— Это очень приятно, — возразил я ему, — но мне-то от этого какая же польза? я не буду нюхать сам себя после смерти.

Струве даже не улыбнулся, но сказал мне с спокойным убеждением:

— Вы еще будете иначе говорить!

— Когда вырастет бугор почтительности, — прибавил я.

В конце 1849 Струве прислал мне свой, вновь изобретенный для вольной Германии календарь. Дни, месяцы— все было переведено на какое-то древнегерманское и трудно понятное наречие; вместо святых каждый день был посвящен воспоминанию двух знаменитостей, например Вашингтону и Лафайету, но зато десятый назначался в память врагов рода человеческого, например Николая и Меттерниха.
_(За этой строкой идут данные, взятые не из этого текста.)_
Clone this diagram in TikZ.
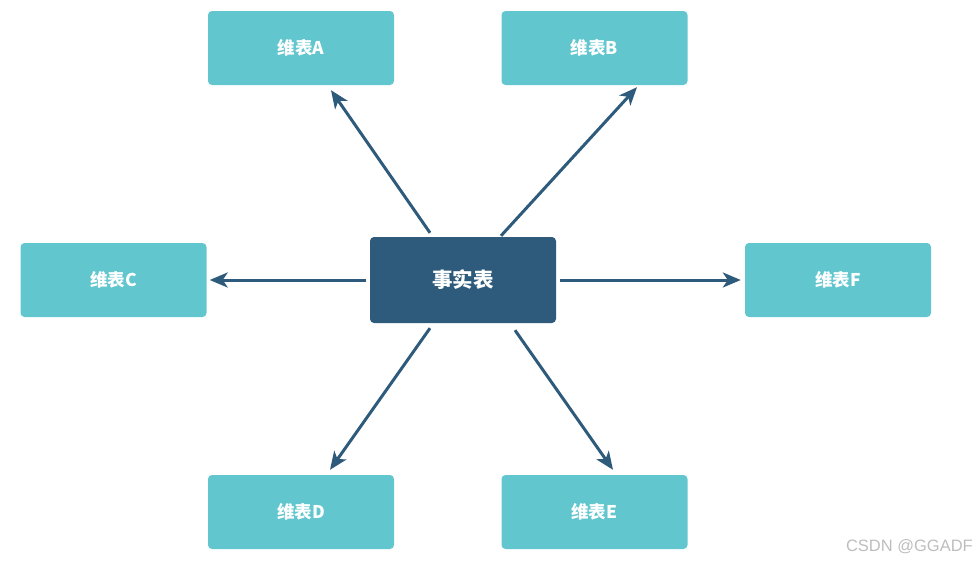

Праздниками были те дни, когда воспоминание падало на особенно великих людей, на Лютера, Колумба и проч. В этом календаре Струве галантно заменил 25 декабря, рождество Христово, праздником Амалии!

Как-то, встретившись со мной на улице, он, между прочим, сказал, что надобно было бы издавать в Женеве журнал, общий всем эмиграциям, на трех языках, который мог бы бороться против «семи бичей» и поддерживать «священный огонь» народов, раздавленных теперь реакцией. Я ему отвечал, что, разумеется, это было бы хорошо.

Издание журналов было тогда повальной болезнию: каждые две-три недели возникали проекты, являлись спесимены,[482] рассылались программы, потом нумера два-три — и все исчезало бесследно. Люди, ни на что не способные, все еще считали себя способными на издание журнала, сколачивали сто — двести франков и употребляли их на первый и последний лист. Поэтому намерение Струве меня нисколько не удивило; но удивило, и очень, его появление ко мне на другое утро, часов в семь. Я думал, что случилось какое-нибудь несчастье, но (295) Струве, спокойно усевшись, вынул из кармана какую-то бумагу и, приготовляясь читать, сказал:

— Бюргер, так как мы вчера согласились с вами в необходимости издавать журнал, то я и пришел прочесть вам его программу.

Прочитавши, он объявил, что пойдет к Маццини и многим другим и пригласит собраться для совещания у Гейнцена. Пошел и я к Гейнцену: он свирепо сидел на стуле за столом, держа в огромной ручище тетрадь, другую, он протянул мне, густо пробормотавши: «Бюргер, плац!»[483]

Человек восемь немцев и французов были налицо. Какой-то экс-народный представитель французского законодательного собрания делал смету расходов и писая что-то кривыми строчками. Когда вошел Маццини, Струве предложил прочесть программу, писанную Гейнценом. Гейнцен прочистил голос и начал читать по-немецки, несмотря на то, что общий всем язык был один французский.